May you know that even though the storm might rage, not a hair on your head will be harmed.
–“For Suffering” by John O’Donohue in To Bless the Space Between Us.
Fast
Ask your family and friends what breaks their peace and what brings them peace. Think of a way you can make a difference for them.
Action
Endorse the Appeal to the Catholic Church to re-commit to the centrality of Gospel nonviolence, the final statement of the Nonviolence and Just Peace Conference held in Rome in 2016 http://bit.ly/NVJustPeace2016
Follow the Catholic Nonviolence Initiative on Facebook: https://www.facebook.com/nonviolencejustpeace/
A Maryknoll Missioner says...
“A group of Catholics from California were accompanying Bishop Macram Max Gassis of the Sudanese Catholic Church on a pastoral visit to a village in the Nuba Mountain area of the Sudan when it came under attack. Luckily, the bombs fell outside the village and no one was killed. Later, the stunned Californians asked the bishop about the violence.

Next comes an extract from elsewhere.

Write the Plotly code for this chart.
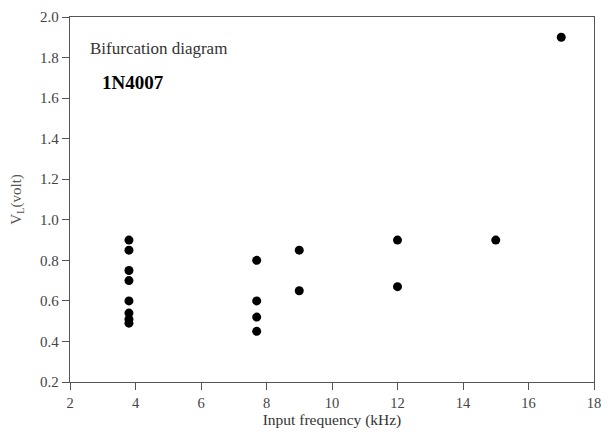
import plotly.graph_objects as go

freq_khz = [3.8, 3.8, 3.8, 3.8, 3.8, 3.8, 3.8, 3.8,
            7.7, 7.7, 7.7, 7.7,
            9.0, 9.0,
            12.0, 12.0,
            15.0,
            17.0]
v_load = [0.90, 0.85, 0.75, 0.70, 0.60, 0.54, 0.51, 0.49,
          0.80, 0.60, 0.52, 0.45,
          0.85, 0.65,
          0.90, 0.67,
          0.90,
          1.90]

x_ticks = [2, 4, 6, 8, 10, 12, 14, 16, 18]
y_ticks = [0.2, 0.4, 0.6, 0.8, 1.0, 1.2, 1.4, 1.6, 1.8, 2.0]

font_family = "Liberation Serif"

fig = go.Figure()
fig.add_trace(go.Scatter(
    x=freq_khz, y=v_load, mode="markers",
    marker=dict(color="black", size=9),
    showlegend=False,
))

axis_common = dict(
    showgrid=False, zeroline=False,
    showline=True, linecolor="#555", linewidth=1.3, mirror=True,
    ticks="outside", ticklen=7, tickcolor="#555",
)

fig.update_xaxes(
    range=[2, 18], tickvals=x_ticks,
    tickfont=dict(family=font_family, size=14.5, color="#444"),
    title=dict(text="Input frequency (kHz)", font=dict(family=font_family, size=15.5, color="#333"), standoff=3),
    **axis_common,
)
fig.update_yaxes(
    range=[0.2, 2.0], tickvals=y_ticks, tickformat=".1f",
    tickfont=dict(family=font_family, size=15, color="#444"),
    title=dict(text="V<sub>L</sub>(volt)", font=dict(family=font_family, size=15, color="#555"), standoff=14),
    **axis_common,
)

fig.add_annotation(
    x=0.035, y=0.915, xref="paper", yref="paper", xanchor="left", yanchor="middle",
    text="Bifurcation diagram", showarrow=False,
    font=dict(family=font_family, size=17, color="#333"),
)
fig.add_annotation(
    x=0.058, y=0.82, xref="paper", yref="paper", xanchor="left", yanchor="middle",
    text="<b>1N4007</b>", showarrow=False,
    font=dict(family=font_family, size=19, color="black"),
)

fig.update_layout(
    width=610, height=438,
    margin=dict(l=70, r=9, t=14, b=56),
    paper_bgcolor="white", plot_bgcolor="white",
    font=dict(family=font_family),
)

fig.write_html("out.html")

“For years the Church in the Sudan has been a receiving church, Bishop Gassis explained. Missionaries brought the Good News and outside assistance is still needed to survive. But the Church in the Sudan is also a donor church, the bishop said.
“Through war, drought, and persecution this church has experienced suffering like that which the Son of God endured, suffering that is redemptive. Even though Christians in the U.S. had never met Christians in the Sudan, the bishop said, the Sudanese, through their redemptive suffering, have an impact on them. ‘This is what we, the Sudanese, give to the Church. It is our hidden gift,’ he said.
“Several years later, Bishop Gassis came to visit a parish near my home in Minnesota to thank the people there for their support. After Mass I was surprised when few people stopped to say hello to him. Prophets are without honor everywhere, I mused. But then a teacher approached the bishop and told him that since his visit last year, her second graders had been transformed. ‘They say meeting you was as close as they would get to meeting Jesus.’ So the children recognized a prophet among them.”
–FATHER DAVID SCHWINGHAMER, MM
Pictured: Bishop Macram Max Gassis in Nuba Mountains.